Motivi della decisione

1. Osserva il Collegio che il ricorso è privo di fondamento.

Il sistema dell’affidamento in prova terapeutico, delineato dal D.P.R. n. 309 del 1990, art. 94, è effettivamente teso ad assicurare che il condannato tossicodipendente suscettibile di recupero non faccia inutilmente ingresso o non resti inutilmente in carcere, a condizione che lo stesso abbia intrapreso o intenda seriamente intraprendere un programma terapeutico idoneo a prevenire il pericolo di recidiva e a rimuovere la spinta al delitto legata alla tossicodipendenza.

Ma, ferma la competenza del Tribunale di sorveglianza per la decisione sull’applicazione della misura, competenze e controlli in relazione agli interventi immediati, deputati a garantire in via provvisoria le finalità che il legislatore intende assicurare, sono variamente distribuiti a secondo del momento in cui, dopo la sentenza definitiva, risultino seriamente prospettate le condizioni per l’ammissione all’affidamento terapeutico.

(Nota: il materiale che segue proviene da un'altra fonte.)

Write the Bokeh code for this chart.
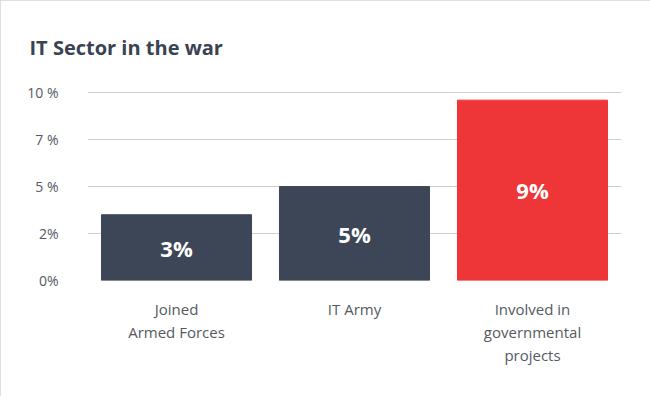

In base all’art. 94, comma 1, se la pena detentiva deve ancora essere eseguita e il condannato è già sottoposto a un programma o intende sottoporvisi, deve rivolgere la sua istanza di affidamento terapeutico al Tribunale di sorveglianza. E, se al momento in cui interviene il deposito della sentenza definitiva il programma è già in corso e la sua interruzione può pregiudicare la disintossicazione dell’imputato, è il Pubblico ministero che – ai sensi dell’art. 656 c.p.p., comma 5, e anche in deroga alla previsione del comma 9, lett. c), medesimo art., come espressamente prevede il D.L. n. 272 del 2005, art. 4, comma 2, conv. con modificazioni in L. n. 46 del 2006 – deve provvedere alla sospensione dell’ordine di esecuzione sino alla decisione sulla applicazione della misura ad opera del Tribunale di sorveglianza, disponendo i necessari controlli. Nel caso non vi provveda il condannato può rivolgersi con incidente ex art. 666 cod. proc. pen. al giudice dell’esecuzione.

Se invece l’ordine di esecuzione è stato eseguito, ma vi sono concrete indicazioni circa la fondatezza della domanda e il pregiudizio che scaturirebbe dalla protrazione della detenzione, spetta al Magistrato di sorveglianza provvedere interinalmente alla applicazione della misura, così di fatto sospendendo la detenzione intramurale, sino alla decisione "definitiva" del Tribunale di sorveglianza.

2. Del tutto correttamente, perciò, l’istanza di applicazione provvisoria della, misura rivolta al Magistrato di sorveglianza prima dell’inizio dell’esecuzione è stata dichiarata inammissibile. Mentre a prevenire i rischi di una improvvida carcerazione in costanza di disintossicazione e a scapito della riuscita del trattamento, il condannato ben avrebbe potuto, sussistendone i presupposti, rivolgere al Pubblico ministero richiesta di sospensione dell’esecuzione a norma del D.L. n. 272 del 2005, ricordato art. 4, comma 2. 3. Il ricorso non può, pertanto, che essere rigettato e il ricorrente deve essere condannato al pagamento delle spese processuali.

P.Q.M.

Rigetta il ricorso e condanna il ricorrente al pagamento delle spese processuali.

Testo non ufficiale. La sola stampa del bollettino ufficiale ha carattere legale.